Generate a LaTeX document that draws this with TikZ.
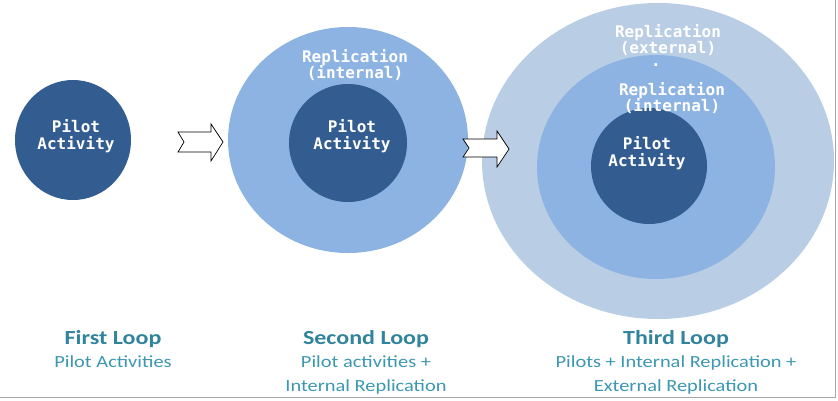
\documentclass[tikz,border=0pt]{standalone}
\usepackage{fontspec}
\setmainfont{Carlito}[FakeStretch=1.2]
\newfontfamily\monob{DejaVu Sans Mono}[BoldFont={DejaVu Sans Mono Bold}]
\definecolor{darkblue}{HTML}{335D91}
\definecolor{midblue}{HTML}{8DB3E2}
\definecolor{lightblue}{HTML}{B9CDE5}
\definecolor{titlecol}{HTML}{31849B}
\definecolor{subcol}{HTML}{3C97B0}
\begin{document}
\begin{tikzpicture}[x=1pt,y=-1pt,
  inner/.style={fill=darkblue},
  mid/.style={fill=midblue},
  outer/.style={fill=lightblue},
  circtext/.style={text=white,font=\monob\bfseries\fontsize{16}{16.5}\selectfont,align=center,inner sep=0pt},
  looptitle/.style={text=titlecol,font=\bfseries\fontsize{20}{24}\selectfont,inner sep=0pt},
  loopsub/.style={text=subcol,font=\fontsize{17}{24}\selectfont,align=center,inner sep=0pt,anchor=north},
  blockarrow/.style={fill=white,draw=black,line width=0.7pt,line join=miter}]
\useasboundingbox (0,0) rectangle (838,400);
% first loop
\fill[inner] (73,140) ellipse [x radius=58, y radius=60];
\node[circtext] (p1) at (76,136) {Pilot\\Activity};
% arrow 1
\coordinate (a1) at (178,132);
\draw[blockarrow] (a1) -- (211,132) -- (211,124) -- (223,142) -- (211,161) -- (211,152) -- (178,152) -- (184,142) -- cycle;
% second loop
\fill[mid] (348,140) ellipse [x radius=120, y radius=113];
\fill[inner] (348,143) circle [radius=59];
\node[circtext] (r2) at (355,65) {Replication\\(internal)};
\node[circtext] (p2) at (352,136) {Pilot\\Activity};
% third loop
\fill[outer] (658,161) ellipse [x radius=176, y radius=158];
\fill[mid] (656,167) ellipse [x radius=119, y radius=112];
\fill[inner] (649,166) circle [radius=58];
% arrow 2
\draw[blockarrow] (463,139) -- (497,139) -- (497,131) -- (509,149) -- (497,167) -- (497,157) -- (463,157) -- (469,148) -- cycle;
\node[circtext,anchor=north] (r3e) at (668,24) {Replication\\(external)\\[-4pt]\rlap{.}\hspace*{34pt}};
\node[circtext] (r3i) at (672,98) {Replication\\(internal)};
\node[circtext] (p3) at (647,153) {Pilot\\Activity};
% labels
\node[looptitle] (t1) at (113,339) {First Loop};
\node[loopsub] (s1) at (113,355) {Pilot Activities};
\node[looptitle] (t2) at (366,339) {Second Loop};
\node[loopsub] (s2) at (366,355) {Pilot activities +\\Internal Replication};
\node[looptitle] (t3) at (676,339) {Third Loop};
\node[loopsub] (s3) at (676,355) {Pilots + Internal Replication +\\External Replication};
% frame lines
\coordinate (fr0) at (0,397.5);
\coordinate (fr1) at (835,397.5);
\coordinate (fr2) at (835,0);
\draw[color=gray!70,line width=1pt] (fr0) -- (fr1) -- (fr2);
\end{tikzpicture}
\end{document}
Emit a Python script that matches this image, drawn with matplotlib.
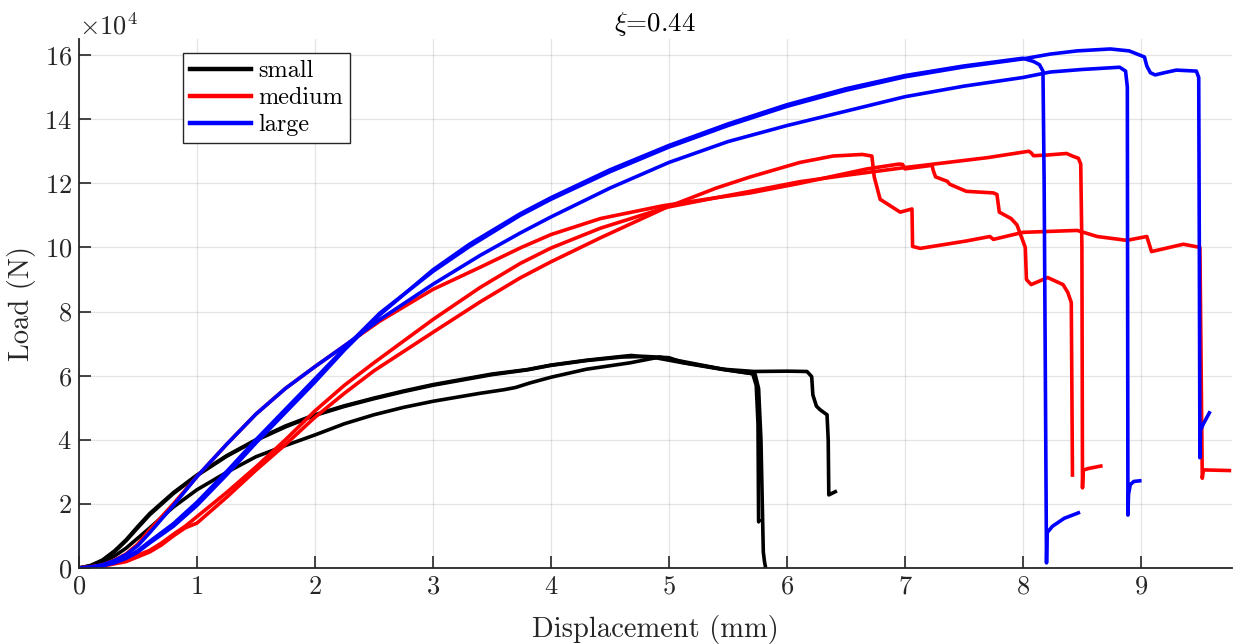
import numpy as np
import matplotlib
matplotlib.use("Agg")
import matplotlib.pyplot as plt

plt.rcParams['font.family'] = 'serif'
plt.rcParams['font.serif'] = ['cmr10']
plt.rcParams['mathtext.fontset'] = 'cm'
plt.rcParams['axes.formatter.use_mathtext'] = True

# Load-displacement curves, displacement in mm, load in kN
# small specimens
small_1_x = [0, 0.1, 0.2, 0.3, 0.4, 0.5, 0.6, 0.8, 1.0, 1.25, 1.5, 1.75, 2.0, 2.25, 2.5, 2.75, 3.0, 3.5, 3.8,
             4.0, 4.3, 4.5, 4.68, 4.9, 5.12, 5.46, 5.71, 5.74, 5.755, 5.76, 5.765]
small_1_y = [0, 0.8, 2.5, 5.3, 8.8, 13.0, 17.0, 23.5, 29.0, 35.0, 40.0, 44.3, 47.8, 50.6, 53.0, 55.2, 57.2, 60.5,
             61.9, 63.3, 64.8, 65.6, 66.3, 65.5, 64.0, 61.9, 60.6, 57.0, 45.0, 14.4, 14.8]
small_2_x = [0, 0.1, 0.2, 0.3, 0.4, 0.5, 0.6, 0.8, 1.0, 1.25, 1.5, 1.75, 2.0, 2.25, 2.5, 2.75, 3.0, 3.5, 3.8,
             4.0, 4.3, 4.6, 4.8, 5.0, 5.12, 5.46, 5.72, 6.0, 6.17, 6.21, 6.22, 6.25, 6.28, 6.34, 6.35, 6.355, 6.41]
small_2_y = [0, 0.7, 2.3, 5.0, 8.5, 12.6, 16.6, 23.2, 28.8, 34.8, 39.8, 44.0, 47.6, 50.4, 52.8, 55.0, 57.0, 60.3,
             61.8, 63.2, 64.7, 65.8, 66.0, 65.6, 64.1, 62.0, 61.3, 61.4, 61.3, 59.7, 54.0, 50.5, 49.4, 47.8, 40.0,
             22.8, 23.8]
small_3_x = [0, 0.1, 0.2, 0.3, 0.4, 0.6, 0.8, 1.0, 1.25, 1.5, 1.75, 2.0, 2.25, 2.5, 2.75, 3.0, 3.4, 3.6, 3.7,
             3.82, 4.0, 4.3, 4.67, 4.92, 5.12, 5.46, 5.73, 5.76, 5.78, 5.80, 5.81, 5.82]
small_3_y = [0, 0.5, 1.8, 3.7, 6.2, 12.5, 19.0, 24.4, 29.8, 34.7, 38.2, 41.5, 45.0, 47.8, 50.1, 52.0, 54.5, 55.6,
             56.3, 57.7, 59.5, 62.0, 64.0, 65.8, 64.4, 62.0, 60.5, 56.0, 40.0, 5.0, 2.0, 0]

# medium specimens
medium_1_x = [0, 0.2, 0.4, 0.5, 0.6, 0.7, 0.8, 0.9, 1.0, 1.25, 1.5, 1.75, 2.0, 2.25, 2.5, 3.0, 3.4, 3.74, 4.0,
              4.42, 4.98, 5.4, 5.69, 6.11, 6.39, 6.64, 6.72, 6.74, 6.79, 6.96, 7.06, 7.065, 7.13, 7.52, 7.72, 7.75,
              8.0, 8.46, 8.63, 8.88, 9.05, 9.09, 9.36, 9.5, 9.52, 9.53, 9.75]
medium_1_y = [0, 0.6, 2.0, 3.5, 5.0, 7.2, 10.0, 12.5, 14.0, 22.0, 30.5, 38.5, 47.0, 54.5, 61.5, 73.5, 83.0, 90.5,
              95.5, 103.0, 112.5, 118.5, 122.0, 126.5, 128.5, 129.0, 128.5, 122.0, 115.0, 111.0, 112.0, 100.3, 99.7,
              102.0, 103.4, 102.5, 104.7, 105.3, 103.4, 102.2, 103.4, 98.7, 101.0, 100.0, 28.0, 30.6, 30.4]
medium_2_x = [0, 0.1, 0.2, 0.3, 0.4, 0.5, 0.6, 0.8, 1.0, 1.25, 1.5, 1.75, 2.0, 2.25, 2.55, 3.0, 3.4, 3.75, 4.0,
              4.42, 4.95, 5.4, 5.69, 6.11, 6.68, 6.95, 6.98, 7.0, 7.23, 7.24, 7.26, 7.36, 7.38, 7.52, 7.75, 7.78,
              7.8, 7.9, 7.95, 7.97, 8.02, 8.03, 8.07, 8.21, 8.34, 8.38, 8.41, 8.42]
medium_2_y = [0, 0.3, 1.0, 2.4, 4.4, 7.5, 11.9, 20.0, 28.5, 38.5, 48.0, 56.0, 62.8, 69.3, 77.0, 86.9, 93.8, 100.0,
              104.0, 109.0, 113.0, 115.5, 117.0, 120.0, 124.5, 126.0, 125.9, 124.5, 125.6, 124.0, 122.0, 120.6,
              119.7, 117.5, 117.0, 116.5, 111.0, 109.0, 107.0, 105.0, 100.0, 90.0, 88.4, 90.6, 88.4, 86.0, 82.8,
              29.0]
medium_3_x = [0, 0.2, 0.4, 0.5, 0.6, 0.7, 0.8, 0.9, 1.0, 1.25, 1.5, 1.75, 2.0, 2.25, 2.5, 3.0, 3.4, 3.74, 4.0,
              4.42, 4.98, 5.4, 5.69, 6.11, 6.5, 7.02, 7.36, 7.7, 8.05, 8.07, 8.09, 8.2, 8.37, 8.42, 8.47, 8.49,
              8.5, 8.505, 8.51, 8.55, 8.66]
medium_3_y = [0, 0.8, 2.5, 4.0, 5.5, 7.8, 10.5, 13.0, 16.0, 23.5, 31.5, 40.0, 49.0, 57.0, 64.0, 77.5, 87.5, 95.0,
              99.8, 106.0, 112.5, 115.5, 117.5, 120.5, 122.5, 125.0, 126.5, 128.0, 130.0, 129.5, 128.6, 128.8,
              129.3, 128.5, 127.8, 126.0, 100.0, 25.0, 30.5, 31.0, 31.8]

# large specimens
large_1_x = [0, 0.1, 0.2, 0.3, 0.4, 0.5, 0.6, 0.8, 1.0, 1.25, 1.5, 1.75, 2.0, 2.25, 2.55, 3.0, 3.31, 3.74, 4.0,
             4.5, 5.0, 5.5, 6.0, 6.5, 7.0, 7.5, 8.0, 8.09, 8.14, 8.17, 8.18, 8.2, 8.205, 8.25, 8.35, 8.47]
large_1_y = [0, 0.2, 0.7, 1.6, 3.0, 5.0, 7.8, 13.0, 19.5, 29.0, 39.0, 48.5, 58.0, 68.0, 79.0, 93.0, 101.0, 110.5,
             115.5, 124.2, 131.8, 138.5, 144.5, 149.5, 153.6, 156.6, 159.0, 158.0, 157.0, 155.0, 120.0, 1.6, 11.0,
             13.0, 15.5, 17.2]
large_2_x = [0, 0.1, 0.2, 0.3, 0.4, 0.5, 0.6, 0.8, 1.0, 1.25, 1.5, 1.75, 2.0, 2.25, 2.55, 3.0, 3.4, 3.74, 4.0,
             4.5, 5.0, 5.5, 6.0, 6.5, 7.0, 7.5, 8.0, 8.23, 8.5, 8.82, 8.87, 8.885, 8.89, 8.895, 8.91, 8.94, 8.99]
large_2_y = [0, 0.3, 1.0, 2.3, 4.2, 7.0, 11.0, 19.5, 28.5, 38.5, 48.0, 56.0, 62.8, 69.3, 77.5, 88.5, 97.5, 104.5,
             109.5, 118.5, 126.5, 133.0, 138.0, 142.5, 147.0, 150.3, 153.0, 154.7, 155.5, 156.2, 155.0, 150.0,
             16.5, 23.0, 26.0, 27.0, 27.2]
large_3_x = [0, 0.1, 0.2, 0.3, 0.4, 0.5, 0.6, 0.8, 1.0, 1.25, 1.5, 1.75, 2.0, 2.25, 2.55, 3.0, 3.31, 3.74, 4.0,
             4.5, 5.0, 5.5, 6.0, 6.5, 7.0, 7.5, 8.0, 8.23, 8.46, 8.74, 8.9, 9.03, 9.05, 9.08, 9.12, 9.2, 9.3, 9.47,
             9.49, 9.495, 9.5, 9.505, 9.53, 9.58]
large_3_y = [0, 0.2, 0.8, 1.8, 3.3, 5.4, 8.3, 13.8, 20.5, 30.0, 40.0, 49.5, 59.0, 68.5, 79.5, 92.5, 100.3, 110.0,
             115.0, 123.6, 131.3, 138.0, 144.0, 149.0, 153.2, 156.3, 158.8, 160.3, 161.3, 161.9, 161.3, 159.4,
             156.6, 154.5, 153.8, 154.5, 155.3, 155.0, 153.0, 100.0, 34.4, 43.0, 45.0, 48.4]

groups = [
    ('small', 'k', [(small_1_x, small_1_y), (small_2_x, small_2_y), (small_3_x, small_3_y)]),
    ('medium', 'r', [(medium_1_x, medium_1_y), (medium_2_x, medium_2_y), (medium_3_x, medium_3_y)]),
    ('large', 'b', [(large_1_x, large_1_y), (large_2_x, large_2_y), (large_3_x, large_3_y)]),
]

fig = plt.figure(figsize=(12.33, 6.44), dpi=100)
ax = fig.add_axes([0.064, 0.118, 0.935, 0.8214])

for name, color, curves in groups:
    for i, (x, y) in enumerate(curves):
        ax.plot(x, np.array(y) * 1000, color=color, lw=2.6,
                label=name if i == 0 else None, solid_joinstyle='round')

ax.set_xlim(0, 9.77)
ax.set_ylim(0, 16.5e4)
ax.set_xticks(np.arange(0, 10, 1))
ax.set_yticks(np.arange(0, 16.5e4, 2e4))
ax.ticklabel_format(axis='y', style='sci', scilimits=(4, 4))

axis_color = '#262626'
for side in ['top', 'right']:
    ax.spines[side].set_visible(False)
for side in ['left', 'bottom']:
    ax.spines[side].set_color(axis_color)
    ax.spines[side].set_linewidth(1.3)
ax.tick_params(direction='in', length=8.5, width=1.2, colors=axis_color, labelsize=19, pad=5)
ax.yaxis.get_offset_text().set_fontsize(19)
ax.yaxis.get_offset_text().set_color(axis_color)
ax.grid(True, color=axis_color, alpha=0.12, lw=0.9)
ax.set_axisbelow(True)

ax.set_xlabel('Displacement (mm)', fontsize=20.5, color=axis_color, labelpad=12)
ax.set_ylabel('Load (N)', fontsize=20.5, color=axis_color, labelpad=6)
ax.set_title(r'$\xi$=0.44', fontsize=19.5, color='black', pad=6)

leg = ax.legend(loc='upper left', bbox_to_anchor=(0.09, 0.974), borderaxespad=0, fontsize=17.5,
                handlelength=2.5, handletextpad=0.3, labelspacing=0.2, fancybox=False,
                framealpha=1, borderpad=0.3)
leg.get_frame().set_edgecolor(axis_color)
leg.get_frame().set_linewidth(1.0)
for line in leg.get_lines():
    line.set_linewidth(3.2)

plt.savefig('out.png', dpi=100)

· · · ·

EXERCISE DETAILS ->
Using the entries above, repeat exactly the lines from the one with "Emit a Python" to the one with "plt.rcParams['axes.formatter.use_mathtext'] = True", both included, and leave the pictures behind.

EXERCISE RESULT ->
Emit a Python script that matches this image, drawn with matplotlib.
import numpy as np
import matplotlib
matplotlib.use("Agg")
import matplotlib.pyplot as plt

plt.rcParams['font.family'] = 'serif'
plt.rcParams['font.serif'] = ['cmr10']
plt.rcParams['mathtext.fontset'] = 'cm'
plt.rcParams['axes.formatter.use_mathtext'] = True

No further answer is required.